- _RECORDED INFORMATION_
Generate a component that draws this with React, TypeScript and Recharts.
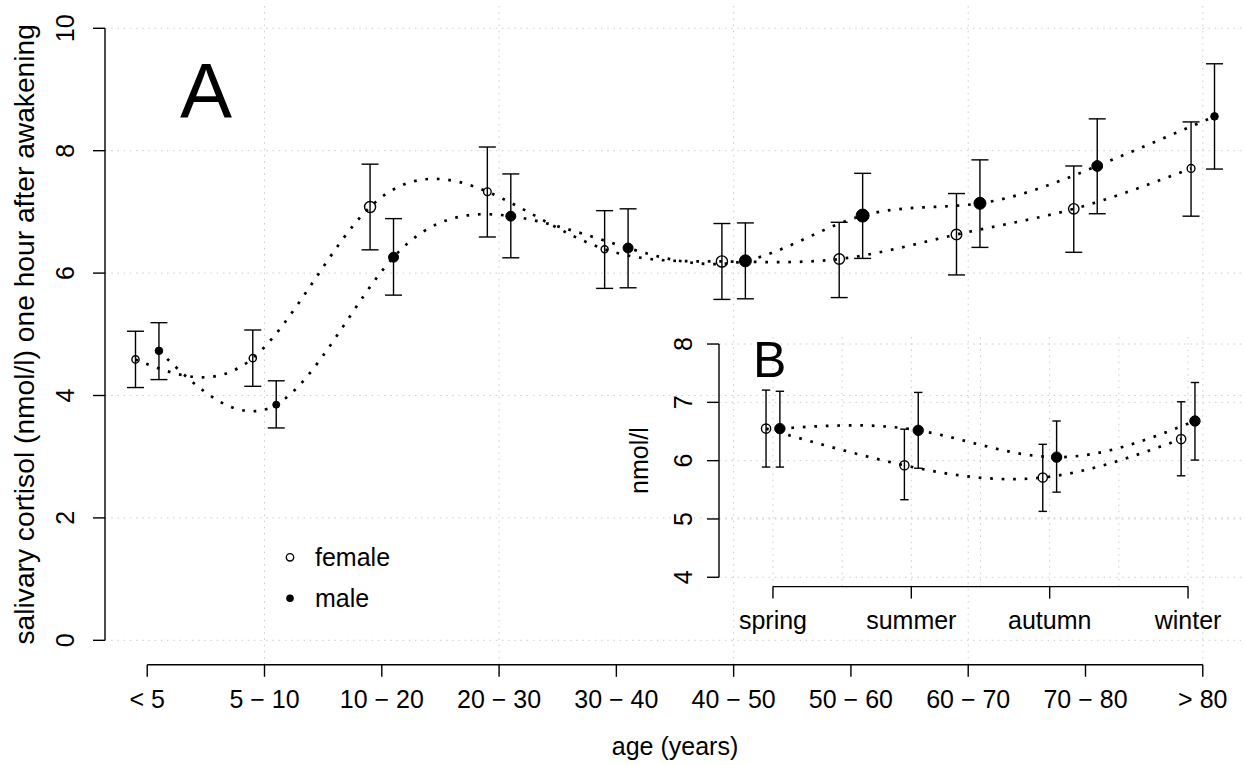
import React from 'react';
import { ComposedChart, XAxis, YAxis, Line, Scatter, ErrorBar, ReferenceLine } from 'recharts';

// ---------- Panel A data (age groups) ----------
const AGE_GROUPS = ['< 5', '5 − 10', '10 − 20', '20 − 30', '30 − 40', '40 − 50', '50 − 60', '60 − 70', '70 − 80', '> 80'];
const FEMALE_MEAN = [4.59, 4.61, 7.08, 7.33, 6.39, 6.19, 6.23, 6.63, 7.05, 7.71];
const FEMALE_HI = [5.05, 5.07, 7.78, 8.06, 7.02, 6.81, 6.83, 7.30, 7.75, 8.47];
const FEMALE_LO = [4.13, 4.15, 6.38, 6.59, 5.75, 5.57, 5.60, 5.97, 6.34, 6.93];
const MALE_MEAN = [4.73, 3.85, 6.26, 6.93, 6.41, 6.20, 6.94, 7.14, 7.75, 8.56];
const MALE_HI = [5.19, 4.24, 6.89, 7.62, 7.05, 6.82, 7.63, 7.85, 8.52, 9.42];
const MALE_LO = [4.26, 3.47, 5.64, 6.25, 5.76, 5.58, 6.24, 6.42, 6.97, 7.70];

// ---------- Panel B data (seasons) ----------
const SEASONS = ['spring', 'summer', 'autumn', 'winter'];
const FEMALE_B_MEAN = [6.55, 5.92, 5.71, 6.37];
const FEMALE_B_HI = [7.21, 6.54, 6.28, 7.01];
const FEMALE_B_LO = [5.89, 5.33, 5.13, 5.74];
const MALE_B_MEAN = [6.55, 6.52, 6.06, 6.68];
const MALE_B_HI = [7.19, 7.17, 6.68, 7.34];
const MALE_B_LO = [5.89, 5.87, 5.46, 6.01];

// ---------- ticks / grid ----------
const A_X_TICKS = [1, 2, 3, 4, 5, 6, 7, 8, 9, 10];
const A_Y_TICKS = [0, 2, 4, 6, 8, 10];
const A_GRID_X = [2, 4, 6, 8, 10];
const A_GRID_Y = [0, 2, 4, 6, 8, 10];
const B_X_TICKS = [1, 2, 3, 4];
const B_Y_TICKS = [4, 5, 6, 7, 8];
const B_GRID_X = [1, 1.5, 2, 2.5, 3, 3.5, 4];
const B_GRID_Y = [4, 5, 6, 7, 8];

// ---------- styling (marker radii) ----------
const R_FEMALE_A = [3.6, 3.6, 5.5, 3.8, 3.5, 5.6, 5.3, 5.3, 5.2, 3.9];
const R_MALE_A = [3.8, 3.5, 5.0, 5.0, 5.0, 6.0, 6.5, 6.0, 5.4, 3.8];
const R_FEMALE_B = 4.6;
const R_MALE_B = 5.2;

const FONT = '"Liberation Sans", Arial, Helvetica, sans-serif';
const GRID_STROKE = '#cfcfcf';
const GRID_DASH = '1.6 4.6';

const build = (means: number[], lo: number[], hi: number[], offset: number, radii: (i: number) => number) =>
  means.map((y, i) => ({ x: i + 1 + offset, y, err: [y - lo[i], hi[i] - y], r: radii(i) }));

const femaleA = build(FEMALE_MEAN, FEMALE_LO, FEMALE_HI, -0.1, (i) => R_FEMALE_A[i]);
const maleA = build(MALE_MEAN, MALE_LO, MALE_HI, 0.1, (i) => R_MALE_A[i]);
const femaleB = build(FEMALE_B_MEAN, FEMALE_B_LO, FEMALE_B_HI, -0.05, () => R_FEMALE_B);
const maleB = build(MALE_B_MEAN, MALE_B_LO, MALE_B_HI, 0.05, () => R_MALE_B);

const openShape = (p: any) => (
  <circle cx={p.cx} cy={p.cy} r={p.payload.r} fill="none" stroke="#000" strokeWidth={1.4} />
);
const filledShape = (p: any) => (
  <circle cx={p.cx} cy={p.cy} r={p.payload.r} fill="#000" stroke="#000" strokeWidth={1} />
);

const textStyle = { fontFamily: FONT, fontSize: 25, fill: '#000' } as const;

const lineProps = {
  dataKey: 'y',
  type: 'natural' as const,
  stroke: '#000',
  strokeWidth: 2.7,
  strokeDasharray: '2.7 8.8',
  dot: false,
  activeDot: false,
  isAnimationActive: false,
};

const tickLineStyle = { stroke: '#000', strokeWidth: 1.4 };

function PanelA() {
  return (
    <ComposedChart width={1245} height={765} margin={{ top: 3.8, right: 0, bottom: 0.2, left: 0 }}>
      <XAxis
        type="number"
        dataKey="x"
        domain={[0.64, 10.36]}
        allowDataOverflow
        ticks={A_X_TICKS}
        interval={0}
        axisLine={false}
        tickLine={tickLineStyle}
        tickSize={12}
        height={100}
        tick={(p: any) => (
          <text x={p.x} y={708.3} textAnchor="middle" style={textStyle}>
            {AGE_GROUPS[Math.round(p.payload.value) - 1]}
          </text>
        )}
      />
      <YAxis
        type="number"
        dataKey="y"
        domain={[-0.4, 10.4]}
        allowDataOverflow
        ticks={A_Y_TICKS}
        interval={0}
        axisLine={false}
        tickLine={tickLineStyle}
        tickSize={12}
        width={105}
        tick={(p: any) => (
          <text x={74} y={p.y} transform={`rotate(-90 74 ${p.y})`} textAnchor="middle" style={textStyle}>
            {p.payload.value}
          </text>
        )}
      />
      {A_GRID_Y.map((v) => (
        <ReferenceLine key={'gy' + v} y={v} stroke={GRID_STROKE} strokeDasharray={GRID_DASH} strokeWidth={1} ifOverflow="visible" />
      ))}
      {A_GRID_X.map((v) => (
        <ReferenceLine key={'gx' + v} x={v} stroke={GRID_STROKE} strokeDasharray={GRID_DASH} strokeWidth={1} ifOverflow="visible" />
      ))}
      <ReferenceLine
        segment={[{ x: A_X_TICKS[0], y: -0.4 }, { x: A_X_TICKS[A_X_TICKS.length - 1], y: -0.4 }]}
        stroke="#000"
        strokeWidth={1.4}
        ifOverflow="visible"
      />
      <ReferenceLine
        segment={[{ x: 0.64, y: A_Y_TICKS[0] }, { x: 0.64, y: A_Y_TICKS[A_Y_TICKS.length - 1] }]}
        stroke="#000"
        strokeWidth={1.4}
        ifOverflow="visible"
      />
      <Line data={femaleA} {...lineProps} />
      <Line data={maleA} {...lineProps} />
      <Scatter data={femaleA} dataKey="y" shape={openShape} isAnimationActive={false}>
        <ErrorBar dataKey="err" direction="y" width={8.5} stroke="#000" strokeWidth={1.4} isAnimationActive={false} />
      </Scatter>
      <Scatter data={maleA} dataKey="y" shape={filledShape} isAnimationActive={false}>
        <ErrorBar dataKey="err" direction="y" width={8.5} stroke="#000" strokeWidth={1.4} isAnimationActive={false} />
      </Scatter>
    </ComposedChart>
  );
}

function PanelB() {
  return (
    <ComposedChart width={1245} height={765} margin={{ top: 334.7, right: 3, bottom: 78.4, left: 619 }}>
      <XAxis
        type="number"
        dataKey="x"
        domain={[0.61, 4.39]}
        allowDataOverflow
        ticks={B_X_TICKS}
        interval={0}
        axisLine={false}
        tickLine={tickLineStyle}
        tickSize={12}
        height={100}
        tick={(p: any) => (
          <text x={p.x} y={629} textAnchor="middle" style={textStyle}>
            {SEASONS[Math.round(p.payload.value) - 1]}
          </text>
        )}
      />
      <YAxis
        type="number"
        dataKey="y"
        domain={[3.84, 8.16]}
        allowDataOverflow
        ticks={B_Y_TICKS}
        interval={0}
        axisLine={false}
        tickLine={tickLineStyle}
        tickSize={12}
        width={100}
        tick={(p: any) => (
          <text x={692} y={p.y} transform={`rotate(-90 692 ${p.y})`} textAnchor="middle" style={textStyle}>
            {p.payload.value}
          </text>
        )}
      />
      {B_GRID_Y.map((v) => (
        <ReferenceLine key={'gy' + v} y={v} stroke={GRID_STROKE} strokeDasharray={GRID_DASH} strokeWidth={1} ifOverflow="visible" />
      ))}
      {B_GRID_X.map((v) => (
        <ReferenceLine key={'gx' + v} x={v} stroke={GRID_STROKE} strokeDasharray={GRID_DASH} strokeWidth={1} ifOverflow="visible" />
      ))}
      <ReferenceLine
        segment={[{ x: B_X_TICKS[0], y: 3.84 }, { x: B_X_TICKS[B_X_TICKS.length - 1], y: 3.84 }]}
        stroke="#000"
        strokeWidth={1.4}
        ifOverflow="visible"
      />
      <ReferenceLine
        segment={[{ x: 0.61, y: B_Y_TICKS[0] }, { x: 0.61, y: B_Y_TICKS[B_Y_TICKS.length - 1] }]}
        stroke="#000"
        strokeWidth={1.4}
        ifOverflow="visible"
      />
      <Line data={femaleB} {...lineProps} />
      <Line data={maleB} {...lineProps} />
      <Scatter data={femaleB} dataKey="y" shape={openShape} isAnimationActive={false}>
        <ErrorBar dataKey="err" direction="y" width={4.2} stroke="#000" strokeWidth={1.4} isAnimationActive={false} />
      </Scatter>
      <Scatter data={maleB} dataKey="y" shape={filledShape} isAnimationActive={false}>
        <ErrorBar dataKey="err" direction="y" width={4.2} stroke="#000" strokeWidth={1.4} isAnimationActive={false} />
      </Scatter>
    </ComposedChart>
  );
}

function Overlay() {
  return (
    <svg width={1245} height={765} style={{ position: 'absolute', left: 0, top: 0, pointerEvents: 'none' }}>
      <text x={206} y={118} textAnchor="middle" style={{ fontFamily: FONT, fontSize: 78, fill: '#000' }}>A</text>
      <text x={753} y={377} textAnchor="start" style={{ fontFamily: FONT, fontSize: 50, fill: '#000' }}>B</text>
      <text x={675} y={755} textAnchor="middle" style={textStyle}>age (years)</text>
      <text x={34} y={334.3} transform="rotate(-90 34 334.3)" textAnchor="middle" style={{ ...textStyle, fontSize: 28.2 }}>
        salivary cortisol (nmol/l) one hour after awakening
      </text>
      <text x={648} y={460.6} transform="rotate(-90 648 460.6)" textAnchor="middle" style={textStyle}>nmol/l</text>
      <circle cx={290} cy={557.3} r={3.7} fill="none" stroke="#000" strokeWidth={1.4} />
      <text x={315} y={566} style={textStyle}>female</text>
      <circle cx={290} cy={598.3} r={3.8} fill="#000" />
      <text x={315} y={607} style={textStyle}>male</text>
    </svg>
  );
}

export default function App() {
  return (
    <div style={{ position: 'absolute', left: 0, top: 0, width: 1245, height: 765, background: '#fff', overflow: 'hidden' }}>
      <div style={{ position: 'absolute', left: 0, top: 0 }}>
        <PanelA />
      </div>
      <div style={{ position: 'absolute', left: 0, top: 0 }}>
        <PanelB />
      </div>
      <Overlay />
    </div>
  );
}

- _TASK DETAILS_
Leave out the pictures and repeat exactly the lines from the start of the material through the line that contains "Scatter, ErrorBar, ReferenceLine", both included.

- _RESULT OF THIS EXERCISE_
Generate a component that draws this with React, TypeScript and Recharts.
import React from 'react';
import { ComposedChart, XAxis, YAxis, Line, Scatter, ErrorBar, ReferenceLine } from 'recharts';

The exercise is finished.